Germany 'Warned U.S. Before Cuban Missile Crisis'
Fri Nov 29,11:00 AM ET
By Adam Tanner
story.news.yahoo.com

[Good luck with your thread, Hawkmoon. I've seen it on and off the no. 1 spot of the SI hot list...]

BERLIN (Reuters) - Germany warned the United States that Moscow planned to install nuclear missiles in Cuba months before the Cuban missile crisis threatened to spark nuclear war, a former head of German foreign intelligence said on Friday.

"The information was passed on but was not taken seriously. This was before the nuclear missiles were in Cuba," Hans-Georg Wieck, head of the German Intelligence Agency from 1985-90, told Reuters.

Wieck, who was a political officer in the German embassy in Washington during the crisis of October 1962, said the embassy's intelligence officer passed on the warning to U.S. authorities.

"We did not see the ships with the missiles on them but we received warnings," he said. "This came from discussions between Germans and specialists in the Soviet Bloc."

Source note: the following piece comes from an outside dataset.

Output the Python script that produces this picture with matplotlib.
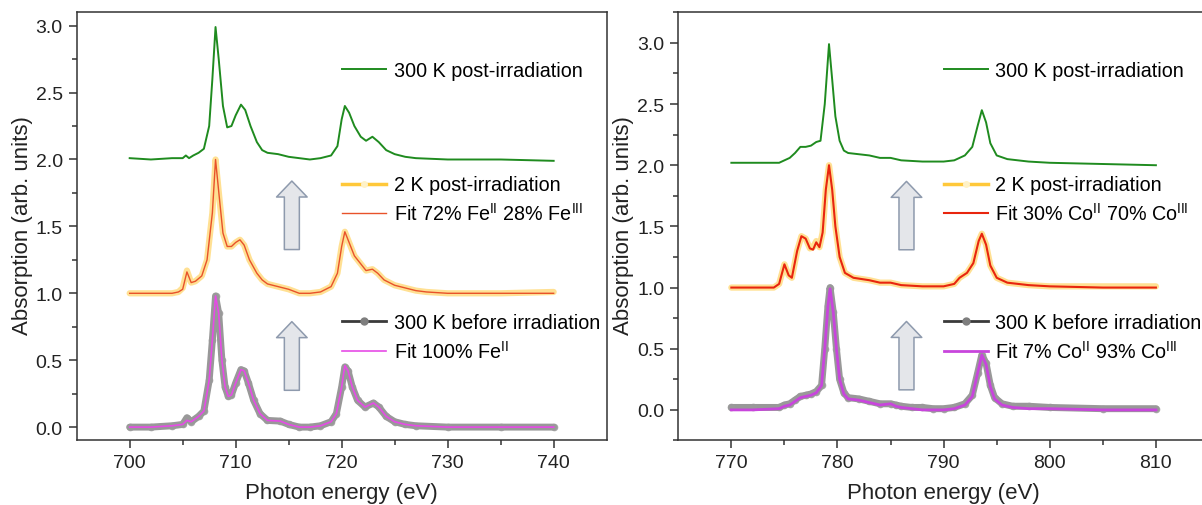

"We had an intelligence liaison officer at the embassy. A communication came from the German services with information about rockets and then was communicated further (to America) in a private conversation," he said. "This was in the summer in July or August."

The Americans only acted on October 16 when President John F. Kennedy summoned his closest advisers to discuss new photo intelligence identifying Soviet nuclear missile facilities under construction on Cuba.

The two-week crisis brought the world to the brink of nuclear war and ended when Moscow ordered the missiles be withdrawn.

"It was the most dangerous moment in human history," Kennedy aide and historian Arthur Schlesinger said at a conference marking the 40th anniversary of the event last month.

Contacted at his Manhattan home on Friday, Schlesinger said he had not heard the story of the German warning before.

"The CIA assessment of the situation was that it was inconceivable that the Soviet Union would send missiles. They had never done it to the Eastern Bloc for example," he said.

"On the other hand McCone, John McCone, who was director of the CIA, did have a kind of presentiment that there might be missiles going, and maybe that view was kind of reinforced by the German intelligence."

Anatoly Dobrynin, the Soviet ambassador in Washington in 1962 who helped negotiate an end to the crisis with Attorney General Robert Kennedy, said the revelation about the German warning appeared new.

"I am hearing this for the first time. When I was working at the embassy and then later I never heard about this," he told Reuters by telephone from Moscow.

Nigel West, author of a book about the crisis with an emphasis on the spies involved, also said Wieck's story revealed a new footnote to the darkest hour of the Cold War.

"It is perfectly credible," he said, adding that the French supplied a similar warning before the crisis began.